Джефф только пожал плечами.

Я продолжал расспрашивать его, но Джефф стоял на своем. Он твердил, что не знает, куда подевались Джойс и Дейв, и хотя я продолжал давить на него, он не добавил ничего, кроме того, с чего начал: «Они съехали».

К тому времени Шари вошла в дом, и ее первое знакомство с Джеффом вышло не очень приятным. Почти сразу же, как она скажет позже, она уловила его несчастье. Глядя на Джеффа, она видела молодого человека, который, казалось, потрясен разводом, пристыжен и смущен бардаком в своей семье. «Потерянный маленький мальчик», как позже она опишет его.
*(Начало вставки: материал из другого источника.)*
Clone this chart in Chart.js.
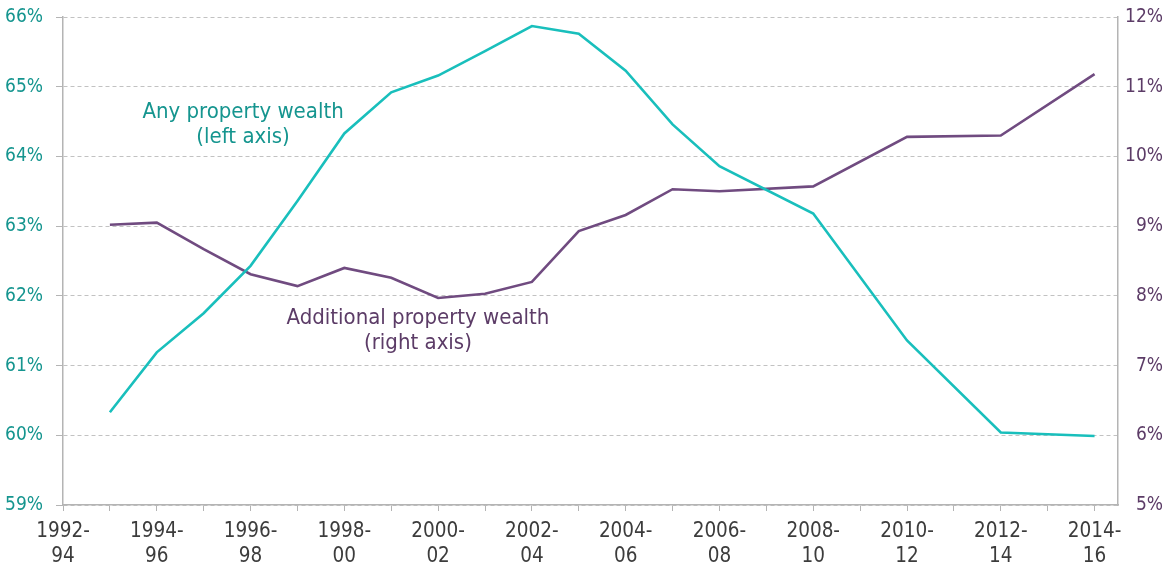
<!DOCTYPE html>
<html>
<head>
<meta charset="utf-8">
<title>Property wealth</title>
<script src="https://cdn.jsdelivr.net/npm/chart.js@4.4.0/dist/chart.umd.min.js"></script>
<style>
  html, body { margin: 0; padding: 0; background: #fff; }
</style>
</head>
<body>
<canvas id="wealthChart" width="1176" height="569"></canvas>
<script>
// three-year periods, one per x position
const periods = [
    '1992-94', '1993-95', '1994-96', '1995-97', '1996-98', '1997-99', '1998-00', '1999-01',
    '2000-02', '2001-03', '2002-04', '2003-05', '2004-06', '2005-07', '2006-08', '2007-09',
    '2008-10', '2009-11', '2010-12', '2011-13', '2012-14', '2013-15', '2014-16'
];

// % of people with any property wealth (left axis)
const anyProperty = [
    null, 60.33, 61.19, 61.75, 62.43, 63.36, 64.33, 64.92,
    65.16, 65.51, 65.87, 65.76, 65.23, 64.46, 63.86, null,
    63.18, null, 61.36, null, 60.04, null, 59.99
];

// % of people with additional property wealth (right axis)
const additionalProperty = [
    null, 9.02, 9.05, 8.67, 8.31, 8.14, 8.40, 8.26,
    7.97, 8.03, 8.20, 8.93, 9.16, 9.53, 9.50, null,
    9.57, null, 10.28, null, 10.30, null, 11.18
];

const leftTicks = [59, 66];
const rightTicks = [5, 12];

const fontFamily = '"DejaVu Sans Condensed", "DejaVu Sans", sans-serif';
const tealLine = '#19BFBC';
const tealText = '#15958F';
const purpleLine = '#704B80';
const purpleText = '#5C3C67';
const axisGrey = '#B4B4B4';

function toPoints(values) {
    return values.map((v, i) => ({ x: i, y: v }));
}

// series labels placed in data space
const notes = [
    { lines: ['Any property wealth', '(left axis)'], x: 3.84, y: 64.64, axis: 'yLeft', color: tealText },
    { lines: ['Additional property wealth', '(right axis)'], x: 7.57, y: 7.68, axis: 'yRight', color: purpleText }
];

const notesPlugin = {
    id: 'notes',
    afterDatasetsDraw(chart) {
        const ctx = chart.ctx;
        ctx.save();
        ctx.font = '22px ' + fontFamily;
        ctx.textAlign = 'center';
        ctx.textBaseline = 'middle';
        notes.forEach(note => {
            const px = chart.scales.x.getPixelForValue(note.x);
            const py = chart.scales[note.axis].getPixelForValue(note.y);
            ctx.fillStyle = note.color;
            note.lines.forEach((line, i) => ctx.fillText(line, px, py + i * 25));
        });
        ctx.restore();
    }
};

// fixed axis box, no extra vertical room for the tick labels
function fixWidth(width) {
    return scale => {
        scale.width = width;
        scale.paddingTop = 0;
        scale.paddingBottom = 0;
    };
}

new Chart(document.getElementById('wealthChart'), {
    type: 'line',
    data: {
        datasets: [{
            label: 'Any property wealth',
            data: toPoints(anyProperty),
            yAxisID: 'yLeft',
            borderColor: tealLine,
            borderWidth: 2.6,
            pointRadius: 0,
            tension: 0,
            spanGaps: true
        }, {
            label: 'Additional property wealth',
            data: toPoints(additionalProperty),
            yAxisID: 'yRight',
            borderColor: purpleLine,
            borderWidth: 2.6,
            pointRadius: 0,
            tension: 0,
            spanGaps: true
        }]
    },
    options: {
        responsive: false,
        animation: false,
        layout: { padding: { top: 17, left: 0, right: 13, bottom: 0 } },
        plugins: {
            legend: { display: false },
            tooltip: { enabled: false }
        },
        scales: {
            x: {
                type: 'linear',
                min: 0,
                max: periods.length - 0.5,
                afterFit: scale => { scale.height = 64; },
                grid: {
                    drawOnChartArea: false,
                    drawTicks: true,
                    tickLength: 6,
                    tickColor: axisGrey
                },
                border: { color: axisGrey, width: 1.5 },
                ticks: {
                    stepSize: 1,
                    includeBounds: false,
                    autoSkip: false,
                    maxRotation: 0,
                    padding: 8,
                    color: '#3C3C3C',
                    font: { family: fontFamily, size: 20.5, lineHeight: 1.22 },
                    callback: value => {
                        if (!Number.isInteger(value) || value % 2 !== 0) return '';
                        const p = periods[value];
                        return p ? [p.slice(0, 5), p.slice(5)] : '';
                    }
                }
            },
            yLeft: {
                position: 'left',
                min: leftTicks[0],
                max: leftTicks[1],
                afterFit: fixWidth(63),
                grid: {
                    color: '#C2C2C2',
                    drawTicks: true,
                    tickLength: 7,
                    tickColor: axisGrey,
                    tickBorderDash: []
                },
                border: { color: axisGrey, width: 1.5, dash: [4, 3] },
                ticks: {
                    stepSize: 1,
                    padding: 13,
                    color: tealText,
                    font: { family: fontFamily, size: 19 },
                    callback: value => value + '%'
                }
            },
            yRight: {
                position: 'right',
                min: rightTicks[0],
                max: rightTicks[1],
                afterFit: fixWidth(45),
                grid: { drawOnChartArea: false, drawTicks: false },
                border: { color: axisGrey, width: 1.5 },
                ticks: {
                    stepSize: 1,
                    padding: 8,
                    crossAlign: 'far',
                    color: purpleText,
                    font: { family: fontFamily, size: 19 },
                    callback: value => value + '%'
                }
            }
        }
    },
    plugins: [notesPlugin]
});
</script>
</body>
</html>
Несколько минут, пока я продолжал расспрашивать Джеффа, она ходила по дому. Как она обнаружила, он был не в очень хорошем состоянии. Еды было очень мало, а холодильник сломался. В гостиной она обнаружила круглый деревянный кофейный столик, на котором мелом была нарисована пентаграмма. Она позвала меня посмотреть. Я ничего не понял – только позже узнал, что Джефф увлекался спиритизмом, чтобы связаться с мертвыми.

* * *

Не желая, чтобы Джефф оставался один, я сразу же вернулся в дом. Шари въехала со мной. В тот день, когда мы переехали, Джефф был очень вежлив и предупредителен. Учитывая тот факт, что другая женщина переезжала в дом, в котором Джефф жил со своей матерью, Шари нашла его очень добрым и отзывчивым. Казалось, он был рад моему возвращению и очень старался быть приятным во всех отношениях.

Мы с Шари поселились здесь, надеясь создать свой дом. Какое-то время казалось, что все идет довольно хорошо. Затем, довольно внезапно, все изменилось.

Однажды днем Шари заехала к нам домой по дороге на прием к врачу. Проходя мимо комнаты Джеффа, она почувствовала резкий запах алкоголя. Она постучала в дверь Джеффа, и он поднялся с кровати и направился к ней. Судя по запаху и невнятной речи, было очевидно, что Джефф сильно пьян.

– У меня было несколько друзей, – объяснил он, – и мы немного выпили.

Шари немедленно позвонила мне.

– Тебе лучше вернуться домой, Лайонел, – сказала она. – Джефф пьян.

Когда я приехал, Шари уже вернулась со своей встречи. Она сказала мне, что Джефф все еще в своей комнате, и я пошел прямо к нему. Он все еще лежал на кровати, но бодрствовал.